The path to technology
After completing the internship, Nick continued work on wind turbines, eventually working on commissioned projects on Aruba and Curaçao, building 60 megawatts of capacity for the islands. After spending so much time on the islands, life back in Amsterdam seemed a bit dull and Nick began to look for his next career move.
Nick began working on power and cooling systems for the datacenter before it was even fully built, as a contractor with the critical environments team. Nick eventually became a Microsoft employee as a project manager for the compliance team. A year later, he became an IT operations manager, and was recently promoted to datacenter operations manager for the entire campus. “I have a lot of confidence in the infrastructure and how it’s built because I’ve been here from the start and had to be very hands-on,” Nick says.

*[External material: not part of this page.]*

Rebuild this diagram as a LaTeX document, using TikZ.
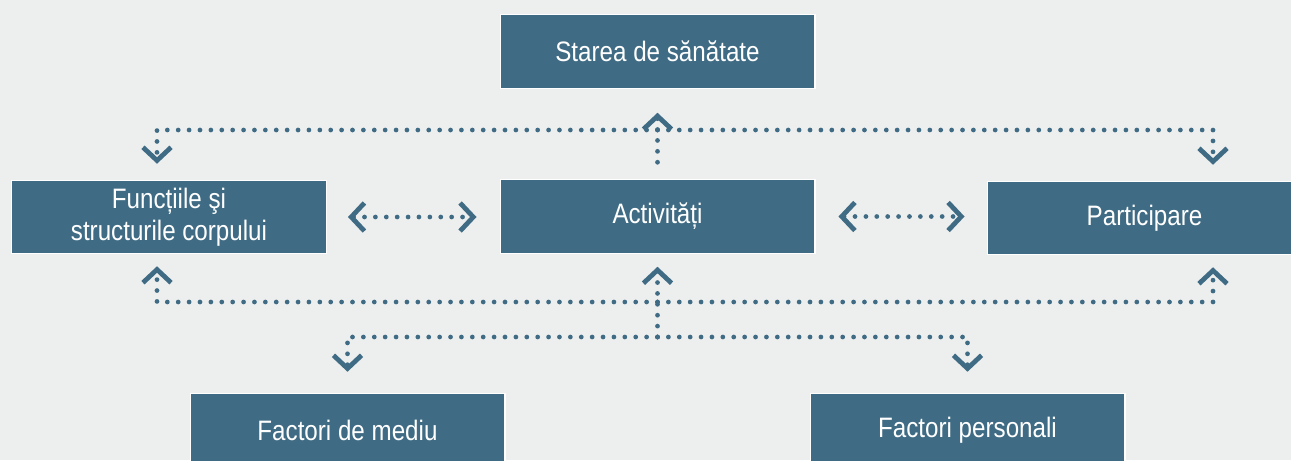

Nick has been instrumental in bringing the Datacenter Academy (DCA) program to the Netherlands. “The first time I heard about [the DCA] was by accident, in a newsletter. I wondered, why don’t we have this here? How can we make staying here more attractive, so that people don’t move away right after school?” Nick and his colleagues identified a school near the datacenter, and just drove over to present the idea. Although it took a few months to convince the school, Nick and his team’s persistence paid off and a new Datacenter Academy was created. Nick’s tenacity is apparent in the datacenter as well. “Thinking on my toes in a crisis situation is definitely what I like to do.”
A day in the life
A typical day starts with Nick meeting with his six leads who manage the technician teams. He’s updated on anything that occurred during the night shift and any critical needs. Nick says, “I don’t like to be in my office all day and my door is always open,” so he spends time walking around the datacenter and talking to the team to understand and prioritize needs. “There’s no schedule. There’s not really a playbook for how the day is going to go because it’s such a dynamic environment.”
Favorite childhood food
Nick remembers looking forward to weekend breakfasts because that often meant having pannekoeken, or Dutch pancakes—thinner than American pancakes and more akin to a crepe.